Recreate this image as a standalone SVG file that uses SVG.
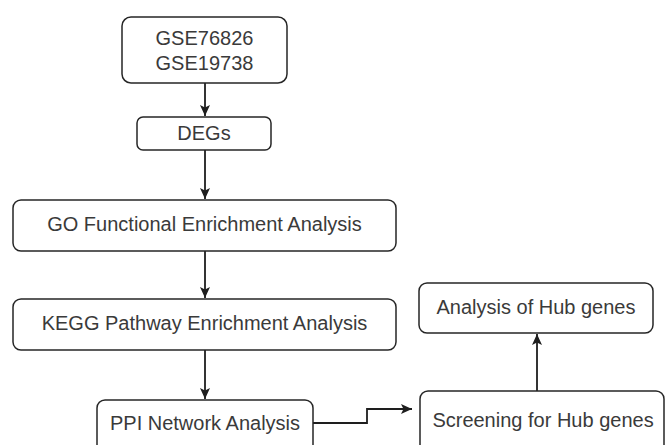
<svg xmlns="http://www.w3.org/2000/svg" width="665" height="445" viewBox="0 0 665 445">
  <style>
    .box { fill: #ffffff; stroke: #262626; stroke-width: 1.5; }
    .lbl { font-family: "Liberation Sans", Arial, sans-serif; font-size: 20px; fill: #3a3a3a; text-anchor: middle; }
    .edge { fill: none; stroke: #1e1e1e; stroke-width: 1.8; }
  </style>
  <defs>
    <marker id="arrow" markerUnits="userSpaceOnUse" markerWidth="12" markerHeight="12" viewBox="0 0 12 12" refX="11" refY="6" orient="auto">
      <path d="M0,1 L11,6 L0,11 L2.5,6 Z" fill="#1e1e1e"/>
    </marker>
  </defs>
  <rect width="665" height="445" fill="#ffffff"/>

  <g id="connectors">
    <line class="edge" x1="205" y1="83" x2="205" y2="116" marker-end="url(#arrow)"/>
    <line class="edge" x1="205" y1="150" x2="205" y2="199" marker-end="url(#arrow)"/>
    <line class="edge" x1="205" y1="251" x2="205" y2="298" marker-end="url(#arrow)"/>
    <line class="edge" x1="205" y1="350" x2="205" y2="399" marker-end="url(#arrow)"/>
    <polyline class="edge" points="313,423 367,423 367,409 412,409" marker-end="url(#arrow)"/>
    <line class="edge" x1="537" y1="391" x2="537" y2="334" marker-end="url(#arrow)"/>
  </g>

  <g id="node-gse">
    <rect class="box" x="122" y="17" width="165" height="66" rx="9"/>
    <text class="lbl" x="204.5" y="45">GSE76826</text>
    <text class="lbl" x="204.5" y="70">GSE19738</text>
  </g>
  <g id="node-degs">
    <rect class="box" x="137" y="117" width="134" height="33" rx="6"/>
    <text class="lbl" x="204" y="140">DEGs</text>
  </g>
  <g id="node-go">
    <rect class="box" x="13" y="200" width="383" height="51" rx="8"/>
    <text class="lbl" x="204.5" y="231">GO Functional Enrichment Analysis</text>
  </g>
  <g id="node-kegg">
    <rect class="box" x="13" y="299" width="383" height="51" rx="8"/>
    <text class="lbl" x="204.5" y="330">KEGG Pathway Enrichment Analysis</text>
  </g>
  <g id="node-ppi">
    <rect class="box" x="97" y="400" width="216" height="60" rx="8"/>
    <text class="lbl" x="205" y="430">PPI Network Analysis</text>
  </g>
  <g id="node-screening">
    <rect class="box" x="420" y="391" width="244" height="70" rx="8"/>
    <text class="lbl" x="543" y="427">Screening for Hub genes</text>
  </g>
  <g id="node-analysis">
    <rect class="box" x="419" y="283" width="234" height="50" rx="8"/>
    <text class="lbl" x="536" y="314">Analysis of Hub genes</text>
  </g>
</svg>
•••••
TASK DIRECTIONS
Omit the pictures, then output the rest of the listing exactly.

COMPLETE ANSWER
Recreate this image as a standalone SVG file that uses SVG.
<svg xmlns="http://www.w3.org/2000/svg" width="665" height="445" viewBox="0 0 665 445">
  <style>
    .box { fill: #ffffff; stroke: #262626; stroke-width: 1.5; }
    .lbl { font-family: "Liberation Sans", Arial, sans-serif; font-size: 20px; fill: #3a3a3a; text-anchor: middle; }
    .edge { fill: none; stroke: #1e1e1e; stroke-width: 1.8; }
  </style>
  <defs>
    <marker id="arrow" markerUnits="userSpaceOnUse" markerWidth="12" markerHeight="12" viewBox="0 0 12 12" refX="11" refY="6" orient="auto">
      <path d="M0,1 L11,6 L0,11 L2.5,6 Z" fill="#1e1e1e"/>
    </marker>
  </defs>
  <rect width="665" height="445" fill="#ffffff"/>

  <g id="connectors">
    <line class="edge" x1="205" y1="83" x2="205" y2="116" marker-end="url(#arrow)"/>
    <line class="edge" x1="205" y1="150" x2="205" y2="199" marker-end="url(#arrow)"/>
    <line class="edge" x1="205" y1="251" x2="205" y2="298" marker-end="url(#arrow)"/>
    <line class="edge" x1="205" y1="350" x2="205" y2="399" marker-end="url(#arrow)"/>
    <polyline class="edge" points="313,423 367,423 367,409 412,409" marker-end="url(#arrow)"/>
    <line class="edge" x1="537" y1="391" x2="537" y2="334" marker-end="url(#arrow)"/>
  </g>

  <g id="node-gse">
    <rect class="box" x="122" y="17" width="165" height="66" rx="9"/>
    <text class="lbl" x="204.5" y="45">GSE76826</text>
    <text class="lbl" x="204.5" y="70">GSE19738</text>
  </g>
  <g id="node-degs">
    <rect class="box" x="137" y="117" width="134" height="33" rx="6"/>
    <text class="lbl" x="204" y="140">DEGs</text>
  </g>
  <g id="node-go">
    <rect class="box" x="13" y="200" width="383" height="51" rx="8"/>
    <text class="lbl" x="204.5" y="231">GO Functional Enrichment Analysis</text>
  </g>
  <g id="node-kegg">
    <rect class="box" x="13" y="299" width="383" height="51" rx="8"/>
    <text class="lbl" x="204.5" y="330">KEGG Pathway Enrichment Analysis</text>
  </g>
  <g id="node-ppi">
    <rect class="box" x="97" y="400" width="216" height="60" rx="8"/>
    <text class="lbl" x="205" y="430">PPI Network Analysis</text>
  </g>
  <g id="node-screening">
    <rect class="box" x="420" y="391" width="244" height="70" rx="8"/>
    <text class="lbl" x="543" y="427">Screening for Hub genes</text>
  </g>
  <g id="node-analysis">
    <rect class="box" x="419" y="283" width="234" height="50" rx="8"/>
    <text class="lbl" x="536" y="314">Analysis of Hub genes</text>
  </g>
</svg>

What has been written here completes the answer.